Ao fazermos isso, deixamos de lado capacidades fundamentais para nossa saúde e para tarefas do dia a dia, tais como mobilidade, flexibilidade, aptidão cardiorrespiratória, resistência muscular, velocidade, estabilidade, equilíbrio e capacidade de gerar força em movimentos similares aos que usamos em nossas vidas.
O que defendo aqui é que devemos considerar menos “a aparência que queremos para nosso corpo”, e dar mais importância para “o que queremos que nosso corpo seja capaz de fazer”. Portanto, em uma abordagem que supere o pensamento tradicional da musculação, a aparência do corpo deixa de ser o objetivo primário, e sua funcionalidade assume maior protagonismo; o treinamento voltado aos grupos musculares dá lugar ao treinamento voltado aos movimentos (por exemplo, levantar, abaixar, rotacionar, estabilizar e saltar) combinados com capacidades (força, resistência, amplitude, etc.).

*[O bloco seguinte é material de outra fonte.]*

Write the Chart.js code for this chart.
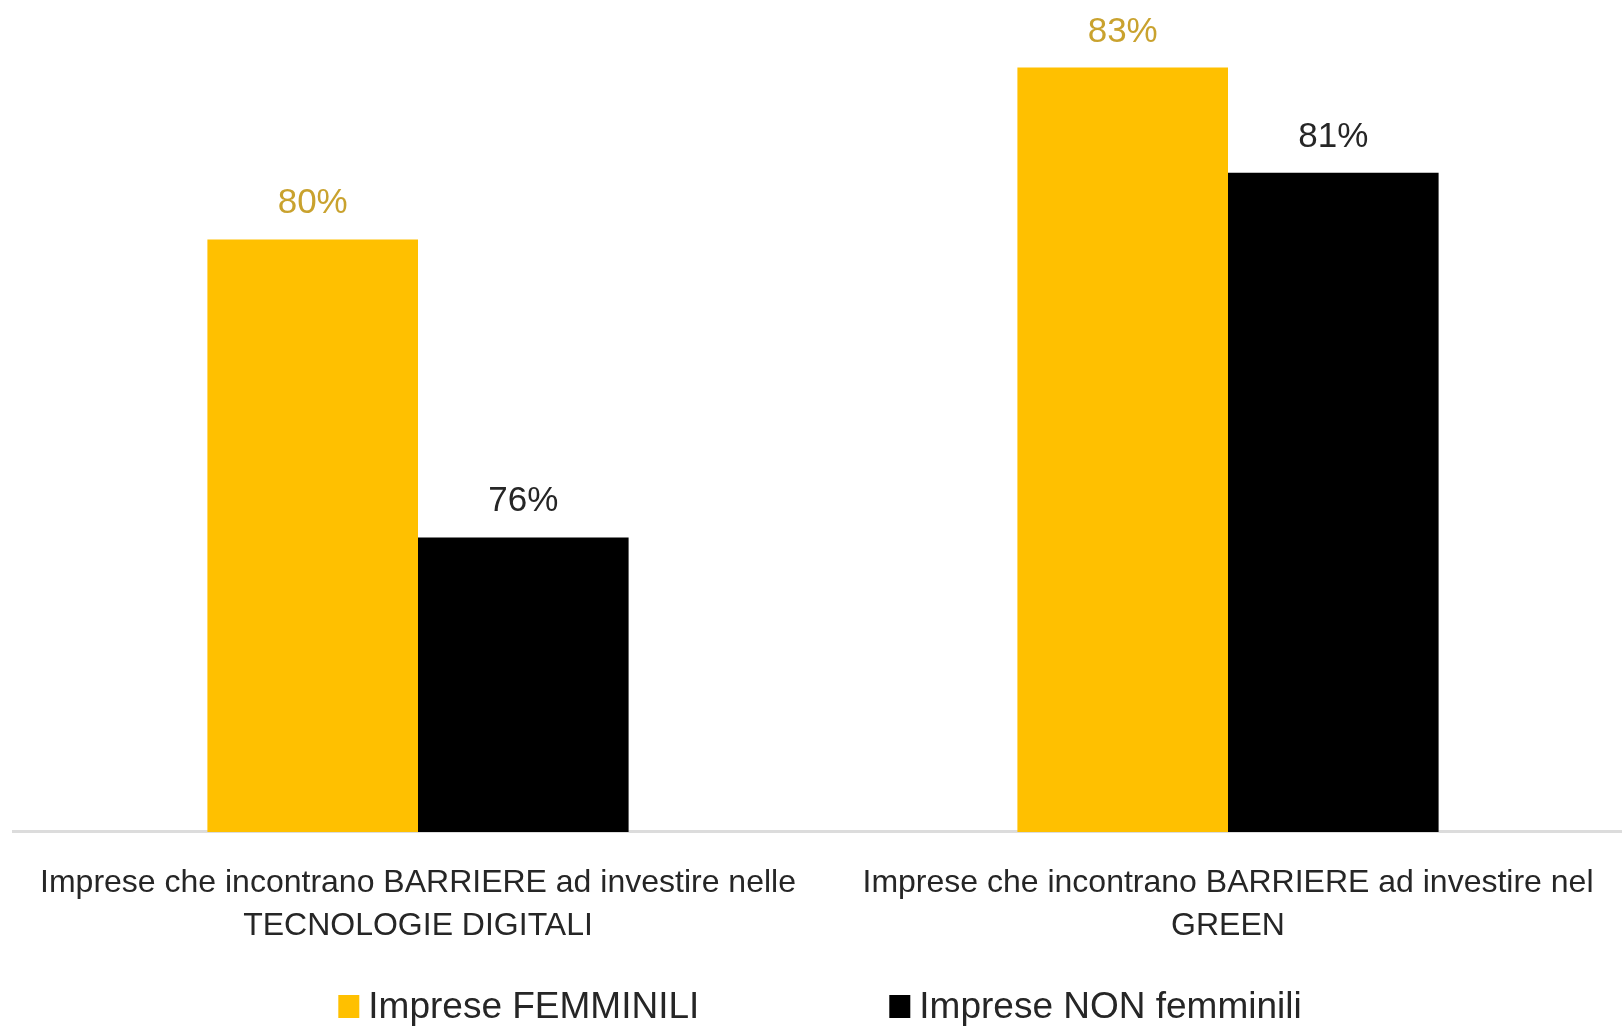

Ao abandonar a visão clássica herdada dos fisiculturistas, as possibilidades de treinamento aumentam. Isso amplia os ganhos que vão além da hipertrofia e a gama de objetivos que podem ser alcançados.
Esse é o princípio que norteia métodos de treinamento funcionais. Infelizmente, o termo “treino funcional” virou sinônimo de exercícios esquisitos, muitas vezes perigosos, e frequentemente sem muito sentido. É também uma pena que muitos que dizem oferecer treinamento funcional adotem uma postura de que “esses são os treinos que funcionam”, automaticamente implicando que as demais modalidades não têm utilidade. Sabemos que isso não é verdade, pois virtualmente todo e qualquer treino funciona.
A grande questão é se continuaremos formatando treinamentos para hipertrofia para pessoas que podem se beneficiar de uma variedade maior de estímulos. Será que nós, profissionais do treinamento, iremos continuar priorizando a forma em detrimento da função?